Sanitäter dürfen nun Spritzen und starke Medikamente geben
Nun will der Senat ein neues Bundesgesetz umsetzen, das das Rettungswesen modernisieren könnte. Kern des Gesetzes sind erweiterte Kompetenzen für die Rettungsassistenten – also diejenigen, die oft als Erstes am Einsatzort sind. Der Notarzt kommt meist in einem anderen Auto. Rettungsassistenten werden bald Notfallsanitäter heißen und drei statt wie bisher zwei Jahre lang ausgebildet.
Vor allem dürfen sie dann eigenmächtig intravenöse Zugänge legen und starke Medikamente geben. Ihre Entscheidungen vor Ort könnten einige Arzteinsätze überflüssig machen. Bei lebensbedrohlichen Zuständen sollen Sanitäter allerdings wie bislang nur so lange „medizinische Maßnahmen“ durchführen, bis ein Mediziner kommt.
Alter Streit darum, ob Ärzte Kompetenzen abgeben
Unter Ärzten sind die neuen Befugnisse nicht unumstritten, was an die Debatte um mehr Einfluss für Krankenschwestern erinnert. Die Bundesvereinigung der Arbeitsgemeinschaften der Notärzte teilt mit, sie begrüße das Gesetz, warte aber auf eine „gelungene Umsetzung“: Die Sanitäter sollten die Versorgung von Patienten verbessern, bis Ärzte eintreffen. Dass Sanitäter sie irgendwann ersetzen könnten, glauben die Notärzte nicht. In der Branche hatte es die Befürchtung gegeben, mit dem neuen Berufsbild werde an der ärztlichen Rettungspraxis gefeilt.
USA: Sanitäter haben mehr Macht
In den USA etwa rücken Ärzte kaum selbst aus, Rettungswagen sind mit sogenannten Paramedics besetzt. Traditionell haben nicht ärztliche Gesundheitsberufe in den USA einen höheren Stellenwert – schon deshalb, weil zuvor oft ein Studium absolviert werden musste. Die Verwaltung von Innensenator Frank Henkel (CDU) teilte auf Anfrage mit: Man gehe davon aus, dass durch die neue Ausbildung die Zahl der Arzteinsätze nicht mehr so schnell steigen werde.
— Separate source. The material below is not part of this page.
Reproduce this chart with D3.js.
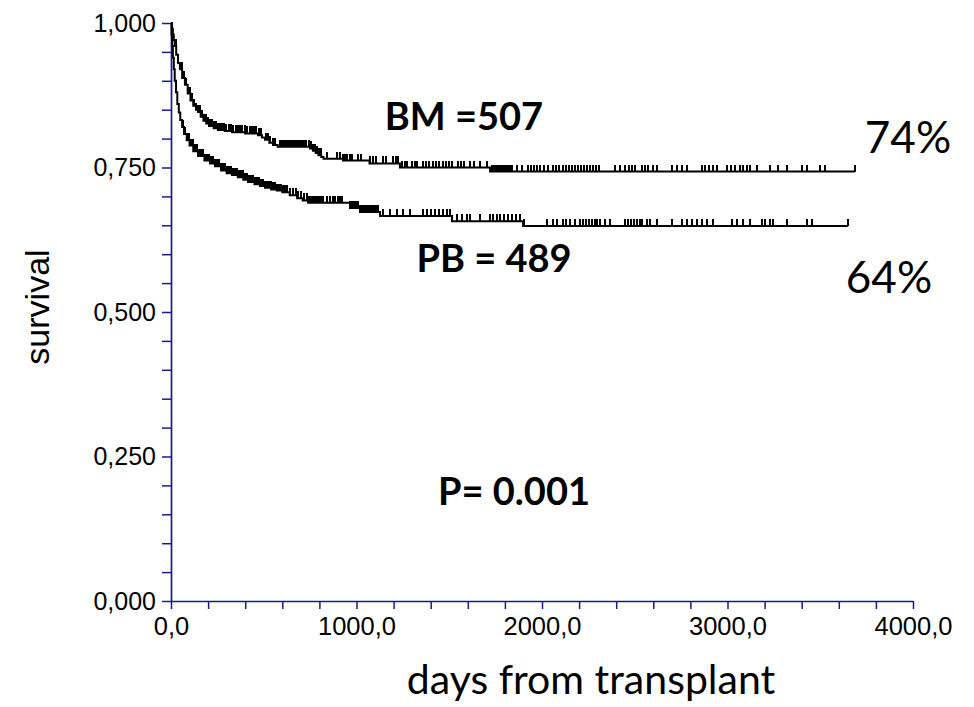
<!DOCTYPE html>
<html>
<head>
<meta charset="utf-8">
<script src="https://cdn.jsdelivr.net/npm/d3@7"></script>
<style>
  body { margin: 0; background: #fff; }
  svg { display: block; }
  .tick text { fill: #000; }
</style>
</head>
<body>
<svg id="chart" width="974" height="707"></svg>
<script>
// Kaplan-Meier steps: day where survival drops, new survival
const bmDays = [0, 5, 10, 15, 20, 28, 38, 48, 60, 75, 90, 105, 120, 135, 146, 160, 175, 190, 205, 230, 253, 290, 329, 400, 469, 490, 507, 530, 550, 575, 750, 765, 780, 795, 810, 822, 927, 1070, 1234, 1720];
const bmSurv = [1.0, 0.99, 0.98, 0.97, 0.96, 0.945, 0.931, 0.92, 0.905, 0.893, 0.878, 0.866, 0.857, 0.85, 0.846, 0.838, 0.831, 0.826, 0.822, 0.818, 0.815, 0.813, 0.811, 0.809, 0.806, 0.802, 0.798, 0.793, 0.789, 0.786, 0.783, 0.779, 0.775, 0.771, 0.768, 0.765, 0.762, 0.757, 0.75, 0.743];
const bmLastDay = 3687;

const pbDays = [0, 3, 6, 10, 15, 20, 27, 34, 42, 50, 60, 70, 85, 100, 120, 146, 180, 210, 237, 270, 300, 329, 360, 390, 415, 450, 480, 507, 540, 570, 600, 640, 680, 710, 739, 965, 1019, 1127, 1515, 1898];
const pbSurv = [1.0, 0.98, 0.96, 0.94, 0.92, 0.9, 0.88, 0.86, 0.845, 0.832, 0.82, 0.808, 0.797, 0.788, 0.778, 0.77, 0.762, 0.757, 0.752, 0.745, 0.74, 0.737, 0.733, 0.729, 0.725, 0.721, 0.718, 0.715, 0.712, 0.71, 0.707, 0.702, 0.697, 0.693, 0.689, 0.68, 0.673, 0.666, 0.657, 0.649];
const pbLastDay = 3650;

// censored patients (days), one tick each
const bmCensored = [27, 38, 49, 59, 70, 81, 92, 102, 113, 124, 135, 146, 156, 167, 178, 189, 199, 210, 221, 232, 243, 253, 264, 275, 286, 297, 313, 323, 334, 350, 361, 372, 383, 399, 410, 426, 437, 447, 458, 474, 485, 512, 523, 534, 550, 561, 588, 598, 609, 620, 631, 641, 652, 663, 674, 685, 695, 706, 717, 728, 744, 755, 766, 776, 787, 798, 809, 841, 895, 911, 927, 938, 949, 965, 976, 1008, 1024, 1073, 1089, 1105, 1143, 1159, 1197, 1213, 1224, 1245, 1261, 1272, 1299, 1315, 1326, 1358, 1375, 1391, 1412, 1429, 1445, 1466, 1483, 1499, 1515, 1547, 1563, 1580, 1612, 1634, 1666, 1704, 1731, 1741, 1752, 1763, 1774, 1784, 1795, 1806, 1817, 1828, 1838, 1865, 1892, 1925, 1941, 1957, 1973, 1989, 2011, 2032, 2059, 2076, 2092, 2113, 2129, 2146, 2162, 2178, 2194, 2210, 2226, 2243, 2259, 2275, 2291, 2307, 2394, 2421, 2448, 2469, 2485, 2501, 2539, 2555, 2571, 2598, 2620, 2701, 2728, 2755, 2782, 2862, 2879, 2900, 2922, 2943, 2997, 3019, 3040, 3067, 3084, 3105, 3121, 3159, 3229, 3272, 3321, 3402, 3429, 3499, 3526, 3687];
const pbCensored = [65, 75, 86, 97, 108, 119, 129, 140, 151, 162, 173, 183, 194, 205, 216, 226, 237, 248, 259, 270, 280, 291, 302, 313, 323, 334, 345, 356, 367, 377, 388, 399, 410, 420, 431, 442, 453, 464, 474, 485, 496, 507, 518, 528, 539, 550, 561, 571, 582, 593, 604, 615, 625, 642, 658, 674, 685, 701, 717, 733, 744, 755, 766, 776, 787, 798, 809, 819, 841, 857, 873, 884, 900, 911, 922, 965, 976, 987, 997, 1008, 1019, 1030, 1040, 1051, 1062, 1073, 1084, 1094, 1105, 1116, 1143, 1181, 1218, 1251, 1288, 1359, 1380, 1402, 1423, 1445, 1466, 1488, 1504, 1542, 1569, 1596, 1612, 1666, 1720, 1736, 1757, 1774, 1795, 1817, 1838, 1860, 1881, 1905, 2027, 2059, 2081, 2113, 2129, 2151, 2178, 2205, 2221, 2237, 2253, 2270, 2286, 2297, 2313, 2340, 2367, 2448, 2464, 2480, 2496, 2512, 2528, 2539, 2566, 2582, 2620, 2701, 2755, 2782, 2809, 2836, 2862, 2890, 2922, 3024, 3051, 3084, 3121, 3186, 3202, 3229, 3245, 3321, 3429, 3456, 3650];

const yTicks = [0, 0.05, 0.1, 0.15, 0.2, 0.25, 0.3, 0.35, 0.4, 0.45, 0.5, 0.55, 0.6, 0.65, 0.7, 0.75, 0.8, 0.85, 0.9, 0.95, 1.0];
const yLabelled = [0, 0.25, 0.5, 0.75, 1.0];
const xTicks = [0, 200, 400, 600, 800, 1000, 1200, 1400, 1600, 1800, 2000, 2200, 2400, 2600, 2800, 3000, 3200, 3400, 3600, 3800, 4000];
const xLabelled = [0, 1000, 2000, 3000, 4000];

const svg = d3.select("#chart");
const axisColor = "#1a1a96";

const x = d3.scaleLinear().domain([0, 4000]).range([171, 913]);
const y = d3.scaleLinear().domain([0, 1]).range([601, 23]);

const commaFmt = (fmt) => (v) => fmt(v).replace(".", ",");
const fmtY = commaFmt(d3.format(".3f"));
const fmtX = commaFmt(d3.format(".1f"));

const yAxis = svg
  .append("g")
  .attr("transform", `translate(${x(0)},0)`)
  .call(
    d3
      .axisLeft(y)
      .tickValues(yTicks)
      .tickSize(9)
      .tickSizeOuter(0)
      .tickPadding(6)
      .tickFormat((v) => (yLabelled.some((l) => Math.abs(l - v) < 1e-9) ? fmtY(v) : ""))
  );

const xAxis = svg
  .append("g")
  .attr("transform", `translate(0,${y(0)})`)
  .call(
    d3
      .axisBottom(x)
      .tickValues(xTicks)
      .tickSize(8)
      .tickSizeOuter(0)
      .tickPadding(8)
      .tickFormat((v) => (xLabelled.includes(v) ? fmtX(v) : ""))
  );

[yAxis, xAxis].forEach((g) => {
  g.select(".domain").attr("stroke", axisColor).attr("stroke-width", 1.7);
  g.selectAll(".tick line").attr("stroke", axisColor).attr("stroke-width", 1.5);
  g.selectAll(".tick text")
    .attr("font-family", "'Liberation Sans', Arial, sans-serif")
    .attr("font-size", 25);
});
xAxis.selectAll(".tick text").attr("font-size", 25.5);

// step function value at a given day
const survAt = (days, surv, t) => surv[d3.bisectRight(days, t) - 1];

const line = d3
  .line()
  .x((d) => x(d[0]))
  .y((d) => y(d[1]))
  .curve(d3.curveStepAfter);

const groups = [
  { days: bmDays, surv: bmSurv, last: bmLastDay, censored: bmCensored },
  { days: pbDays, surv: pbSurv, last: pbLastDay, censored: pbCensored },
];

groups.forEach((grp) => {
  const pts = grp.days.map((d, i) => [d, grp.surv[i]]);
  pts.push([grp.last, grp.surv[grp.surv.length - 1]]);

  svg
    .append("path")
    .datum(pts)
    .attr("fill", "none")
    .attr("stroke", "#000")
    .attr("stroke-width", 2)
    .attr("d", line);

  svg
    .append("g")
    .selectAll("line")
    .data(grp.censored)
    .enter()
    .append("line")
    .attr("x1", (d) => Math.round(x(d)))
    .attr("x2", (d) => Math.round(x(d)))
    .attr("y1", (d) => y(survAt(grp.days, grp.surv, d)))
    .attr("y2", (d) => y(survAt(grp.days, grp.surv, d)) - 7)
    .attr("stroke", "#000")
    .attr("stroke-width", 2)
    .attr("shape-rendering", "crispEdges");
});

const uiFont = "Lato, 'Open Sans', sans-serif";

const labels = [
  { text: "BM =507", x: 464, y: 130, size: 38, weight: "bold" },
  { text: "PB = 489", x: 494, y: 272, size: 38, weight: "bold" },
  { text: "P= 0.001", x: 514, y: 505, size: 38, weight: "bold" },
  { text: "74%", x: 908, y: 153, size: 44, weight: "normal" },
  { text: "64%", x: 889, y: 293, size: 44, weight: "normal" },
  { text: "days from transplant", x: 591, y: 694, size: 41, weight: "normal" },
];

svg
  .append("g")
  .selectAll("text")
  .data(labels)
  .enter()
  .append("text")
  .attr("x", (d) => d.x)
  .attr("y", (d) => d.y)
  .attr("text-anchor", "middle")
  .attr("font-family", uiFont)
  .attr("font-size", (d) => d.size)
  .attr("font-weight", (d) => d.weight)
  .text((d) => d.text);

svg
  .append("text")
  .attr("transform", "translate(49,307) rotate(-90)")
  .attr("text-anchor", "middle")
  .attr("font-family", "'Liberation Sans', Arial, sans-serif")
  .attr("font-size", 34)
  .text("survival");
</script>
</body>
</html>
Das Ersetzen „von Notärzten durch die neuen Notfallsanitäter“ sei aber nicht beabsichtigt.
Grüne fordern umfassende Reform
Wie genau sich die Ausbildung in der Praxis auswirkt, ist kaum abzusehen. Die Grünen im Abgeordnetenhaus plädieren jedenfalls für spürbare Änderungen: „In Aachen konnten die überflüssigen Notarzteinsätze um 30 Prozent reduziert werden“, sagte Gesundheitsexperte Heiko Thomas. „Die Zeit der Ärzte kann sinnvoller eingesetzt werden.“
Ab Herbst starten die Lehrgänge für die neuen Auszubildenden. Die schon aktiven Rettungsassistenten können sich zum Notfallsanitäter umschulen lassen. Rund 3000 Rettungsassistenten gibt es in Berlin. Die meisten arbeiten bei der Feuerwehr, andere etwa beim Deutschen Roten Kreuz.
Mehr Kompetenz könnte zu mehr Lohn führen
Die neue Zusatzkompetenz für die Notfallsanitäter führt nicht nur unter Ärzten zu Debatten. In Gewerkschaften und Pflegeverbänden wird diskutiert, ob die neue Qualifikation nicht mit mehr Lohn einhergehen müsste. Vollzeit-Rettungsassistenten bekommen je nach Arbeitgeber und Alter zwischen 1800 und 2900 Euro brutto im Monat.
Obwohl in der Branche kaum jemand gegen bessere Löhne argumentiert, dürfte eine Debatte um die Gehälter den langjährigen Streit um die Einsatzgebühren neu anfachen: Die Krankenkassen halten dem Senat vor, er rechne für Rettungsfahrten zu viel ab. Derzeit kostet eine Fahrt rund 215 Euro, wenn der Patient nicht in ein Krankenhaus gebracht werden muss. Wird er in eine Klinik transportiert, bekommt die Feuerwehr mindestens 319 Euro von den Krankenkassen. Die Kassen zahlen die Gebühren nur „unter Vorbehalt“.